PwC recently joined KPMG in publishing its firm-wide socio-economic pay gaps, detailing targets towards achieving improved working-class representation in their workforces.
“Social-economic equality needs to act at all levels of the career life cycle, to ensure progression is real, and not recruited from outside”, commented Sharon Spice, ICAEW’s Director of Global Marketing, Brand and Belonging. “This leads to the need for greater focus on the ‘missing middle’ careers stage, to ensure there is a pipeline of diversity into senior roles.”
Spice, who sits on a working group within the government’s City of London Social Economic Diversity taskforce and leads several social mobility initiatives across the profession, praised what KPMG and PwC have published calling it, ‘definitely a step in the right direction’. She also highlighted that data any organisations collect needs to be used effectively in order to bring about positive change and not just a game of evening up ratios.
“People want to be recognised and progressed on their merit and potential – this is not about an easier pass. This means we just need to think differently about how we support people so they can thrive in their working environment, irrespective of where they came from. It’s about truly embracing difference”, added Spice.
KPMG sets working-class background targets
KPMG in the UK became one of the first organisations to publish its socio-economic background pay gaps and set out ambitious targets to increase the number of senior employees from working-class backgrounds by one third by 2030.
The data, published 9 September, measures pay gaps between colleagues from different socio-economic backgrounds by looking at their parental occupation. This method of measurement is recommended by social mobility experts, such as the Bridge Group, as the most robust and reliable indicator of socio-economic background.

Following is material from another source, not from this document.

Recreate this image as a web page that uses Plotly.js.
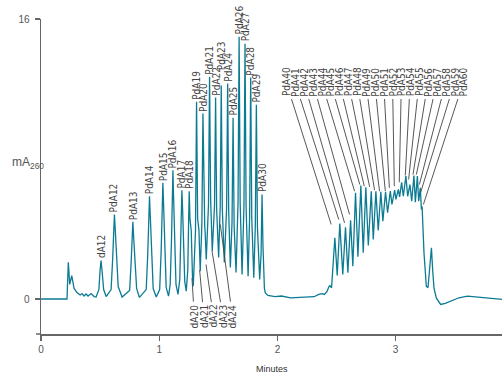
<!DOCTYPE html>
<html><head><meta charset="utf-8">
<script src="https://cdn.plot.ly/plotly-3.0.1.min.js"></script>
<style>html,body{margin:0;padding:0;background:#fff;overflow:hidden}#chart{width:502px;height:373px}</style>
</head><body><div id="chart"></div>
<script>
// Chromatogram trace (minutes, mA260)
const time = [0,0.220,0.231,0.243,0.260,0.280,0.305,0.331,0.347,0.364,0.381,0.398,0.424,0.449,0.466,
0.490,0.500,0.508,0.517,0.530,0.551,
0.593,0.606,0.614,0.621,0.629,0.640,0.653,0.686,
0.750,0.763,0.771,0.777,0.784,0.797,0.809,0.833,
0.890,0.903,0.912,0.918,0.924,0.936,0.949,0.975,
1.004,1.017,1.025,1.031,1.037,1.049,1.059,1.079,
1.093,1.104,1.112,1.116,1.121,1.131,1.142,1.159,
1.174,1.182,1.188,1.192,1.198,1.206,1.216,1.229,
1.242,1.249,1.254,1.260,1.267,1.271,1.281,1.288,
1.307,1.316,1.325,1.331,1.336,1.347,
1.361,1.370,1.379,1.385,1.390,1.398,
1.417,1.426,1.435,1.441,1.444,1.449,
1.468,1.477,1.486,1.503,
1.516,1.525,1.534,1.551,
1.570,1.579,1.588,1.602,
1.616,1.625,1.634,1.650,
1.667,1.676,1.685,1.701,
1.717,1.726,1.735,1.752,
1.765,1.774,1.783,1.800,
1.813,1.822,1.831,1.850,
1.862,1.870,1.878,1.890,1.898,1.920,1.980,
2.034,2.111,2.253,2.310,2.350,2.378,2.398,2.421,2.435,2.443,2.458,
2.486,2.506,2.528,2.553,2.576,2.596,2.619,2.638,2.661,2.681,2.706,2.726,2.748,2.769,
2.794,2.811,2.833,2.853,2.875,2.892,2.915,2.932,2.955,2.969,2.992,3.003,3.023,3.034,
3.051,3.065,3.087,3.102,3.121,3.136,3.155,3.167,3.184,3.195,3.209,3.218,3.224,
3.240,3.260,3.274,3.288,3.303,3.314,3.325,3.345,3.381,3.420,3.466,3.536,3.608,3.692,3.777,3.907];
const absorbance = [0,0,2.10,0.83,1.34,0.60,0.37,0.23,0.31,0.17,0.29,0.17,0.31,0.14,0.11,
0.55,1.66,2.20,1.57,0.54,0.14,
0.54,2.26,3.97,4.83,3.86,1.97,0.71,0.11,
0.49,2.14,3.63,4.41,3.51,1.69,0.60,0.09,
0.54,2.54,4.83,5.87,4.83,2.14,0.60,0.11,
0.54,2.83,5.40,6.64,5.40,2.54,0.66,0.16,
0.83,3.40,5.97,7.36,5.97,3.11,0.83,0.26,
1.11,3.40,5.11,6.22,5.11,2.83,1.00,0.45,
1.69,4.54,6.16,4.60,4.10,3.90,1.40,0.73,
3.89,11.27,4.60,4.20,3.95,1.59,
4.30,10.60,4.76,4.20,3.60,2.26,
5.39,12.70,5.72,3.90,3.50,2.73,
5.36,11.51,5.11,2.37,
5.32,12.20,5.12,2.09,
5.16,12.31,4.95,1.80,
4.37,10.35,4.16,1.51,
5.55,14.98,5.47,1.40,
5.35,14.58,5.28,1.30,
4.71,12.66,4.65,1.21,
4.18,11.10,4.11,1.11,
2.60,5.97,3.00,0.60,0.35,0.20,0.14,
0.17,0.06,0.09,0.13,0.26,0.31,0.26,0.45,0.70,0.77,0.64,
3.50,1.34,4.31,1.40,4.10,1.50,4.50,1.87,6.07,2.41,6.49,2.64,6.39,3.06,
6.16,3.40,6.16,3.91,6.13,4.45,6.13,4.93,6.16,5.40,6.22,5.69,6.26,5.84,
6.67,5.87,7.02,5.87,6.54,5.59,7.06,5.53,7.02,5.59,6.35,5.11,5.30,
2.64,0.73,0.64,1.80,2.93,1.60,0.60,0.05,-0.31,-0.25,-0.13,0.07,0.16,0.10,0.03,-0.03];

// Peak labels placed right above their peaks
const directLabels = ['dA12','PdA12','PdA13','PdA14','PdA15','PdA16','PdA17','PdA18','PdA19','PdA20',
  'PdA21','PdA22','PdA23','PdA24','PdA25','PdA26','PdA27','PdA28','PdA29','PdA30'];
const directTime = [0.508,0.621,0.777,0.918,1.031,1.116,1.192,1.254,1.316,1.370,
  1.426,1.477,1.525,1.579,1.625,1.676,1.726,1.774,1.822,1.870];
const directHeight = [2.20,4.83,4.41,5.87,6.64,7.36,6.22,6.16,11.27,10.60,
  12.70,11.51,12.20,12.31,10.35,14.98,14.58,12.66,11.10,5.97];

// Labels below the trace, with leader lines to their peaks
const lowerLabels = ['dA20','dA21','dA22','dA23','dA24'];
const lowerTime = [1.277,1.342,1.396,1.447,1.517];
const lowerHeight = [1.21,1.65,1.97,2.73,4.26];

// Labels above the late cluster, with leader lines
const upperLabels = ['PdA40','PdA41','PdA42','PdA43','PdA44','PdA45','PdA46','PdA47','PdA48','PdA49','PdA50',
  'PdA51','PdA52','PdA53','PdA54','PdA55','PdA56','PdA57','PdA58','PdA59','PdA60'];
const upperTime = [2.455,2.519,2.568,2.610,2.653,2.697,2.735,2.780,2.822,2.864,2.913,
  2.947,2.989,3.031,3.082,3.110,3.147,3.175,3.201,3.212,3.235];
const upperHeight = [4.26,4.54,4.35,4.83,6.16,6.54,6.45,6.41,6.22,6.16,6.16,
  6.35,6.45,6.67,7.06,6.83,7.11,7.11,6.54,6.09,5.40];

const xTicks = [0,1,2,3];
const yTicks = [0,16];

const LBL_FONT = {family:'"Liberation Sans Narrow","Arial Narrow","DejaVu Sans Condensed",sans-serif', size:10, color:'#444'};
const TICK_FONT = {family:'"Liberation Sans","Arial",sans-serif', size:10, color:'#555'};
const LINE_COL = '#666';
const TEAL = '#0b7b93';

const annotations = [];
directLabels.forEach((t,i)=>{
  annotations.push({x:directTime[i], y:directHeight[i], xref:'x', yref:'y', text:t, textangle:-90,
    showarrow:false, xanchor:'center', yanchor:'bottom', yshift:(t==='PdA23'?14:1), font:LBL_FONT, borderpad:0});
});
lowerLabels.forEach((t,i)=>{
  annotations.push({x:lowerTime[i], y:lowerHeight[i], xref:'x', yref:'y', axref:'x', ayref:'y',
    ax:1.297+0.0805*i, ay:-0.98, text:t, textangle:-90, showarrow:true, arrowhead:0, arrowwidth:0.9,
    arrowcolor:'#444', font:LBL_FONT, borderpad:2});
});
upperLabels.forEach((t,i)=>{
  annotations.push({x:upperTime[i], y:upperHeight[i], xref:'x', yref:'y', axref:'x', ayref:'y',
    ax:2.0737+0.0750*i, ay:12.40, text:t, textangle:-90, showarrow:true, arrowhead:0, arrowwidth:0.9,
    arrowcolor:'#444', font:LBL_FONT, borderpad:2});
});
annotations.push({xref:'paper', yref:'y', x:-31/461, y:7.8, xanchor:'left', yanchor:'middle', showarrow:false,
  text:'mA<sub>260</sub>', font:{family:'"Liberation Sans Narrow","Arial Narrow",sans-serif', size:12, color:'#555'}});
annotations.push({xref:'paper', yref:'paper', x:0.5, y:-35/315, xanchor:'center', yanchor:'middle', showarrow:false,
  text:'Minutes', font:{family:'"Liberation Sans",Arial,sans-serif', size:9, color:'#333'}});

const trace = {x:time, y:absorbance, type:'scatter', mode:'lines', line:{color:TEAL, width:1.3}, hoverinfo:'skip'};

const layout = {
  width:502, height:373, margin:{l:41, r:0, t:19, b:39}, showlegend:false,
  paper_bgcolor:'#fff', plot_bgcolor:'#fff',
  xaxis:{range:[0,3.9], tickvals:xTicks, ticktext:xTicks.map(String), ticks:'outside', ticklen:5, tickwidth:1.2,
    tickcolor:LINE_COL, showline:true, linecolor:LINE_COL, linewidth:1.5, showgrid:false, zeroline:false, tickfont:TICK_FONT},
  yaxis:{range:[-2,16], tickvals:yTicks, ticktext:yTicks.map(String), ticks:'outside', ticklen:5, tickwidth:1.2,
    tickcolor:LINE_COL, showline:true, linecolor:LINE_COL, linewidth:1.5, showgrid:false, zeroline:false, tickfont:TICK_FONT,
    ticklabelstandoff:3},
  annotations:annotations,
  shapes:[{type:'line', xref:'paper', yref:'paper', x0:-5/461, x1:0, y0:0, y1:0, line:{color:LINE_COL, width:1.5}}]
};
Plotly.newPlot('chart', [trace], layout, {staticPlot:true, displayModeBar:false});
</script></body></html>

“We know that investors, clients, employees and communities want greater transparency from business, and our Impact Plan is just the start”, said Jon Holt, Chief Executive of KPMG in the UK. “But by taking this important step in reporting and giving more details about the way we run our business, we’re measuring our progress and holding ourselves to account to ensure that opportunities are open to all.”
The firm has also introduced the firm’s first-ever socio-economic background representation target, which will aim to see 29% of its partners and directors come from a working-class background by 2030. Currently, 23% of the firm’s partners and 20% of its directors are from a working-class background and working-class representation across KPMG’s Board is 22% and 14% in its Executive Committee. A total of 70% of KPMG’s UK partners and employees completed the survey.
PwC targets improving access to opportunity
PwC UK followed suit and published their socio-economic background and disability pay gaps for the first time as part of its FY21 Annual Report. The analysis, based on information shared by 80% of PwC’s people on the occupation of their highest-earning parent, shows that 14% come from a lower socio-economic background.
The firm said that disclosure of data is higher among senior levels within the business compared to more junior levels. PwC’s stated hope is that by publicly sharing this data and speaking about how it intends to use it to improve social mobility, people applying to work with the company will feel comfortable sharing their socio-economic background data.
Kevin Ellis, Chairman and Senior Partner of PwC said: “Improving access to opportunity and striving towards a society where a person’s career is based on their potential and not their background remains a priority for PwC, and for me personally.”
Ellis continued: “The key to enacting real and meaningful change is starting with a strong platform of data. We’ve been focused on social mobility for a number of years and, by putting their trust in us through sharing their data, our people are giving us the information we need to take action in areas where it is needed.”
Accountants can play a vital role
KPMG and PwC’s announcements dovetail with the launch of the City of London Social Economic Diversity taskforce, a government-backed taskforce designed to break down socio-economic barriers at senior levels across the UK.
ICAEW’s Chief Executive, Michael Izza is one of the 30 members appointed to the taskforce from different subsectors, regions and backgrounds. He firmly believes chartered accountants can play a vital part in achieving the taskforce’s goal as it aligns with ICAEW’s focus “to develop an even more diverse pipeline for not only our own profession but for the wider professions''.
“Studies have shown that training as a chartered accountant is a positive escalator for many young people and, as a professional body, we are proud to support our accountancy firms as they attract, develop and retain diverse talent and build pipelines of progression towards senior leadership,” said Izza.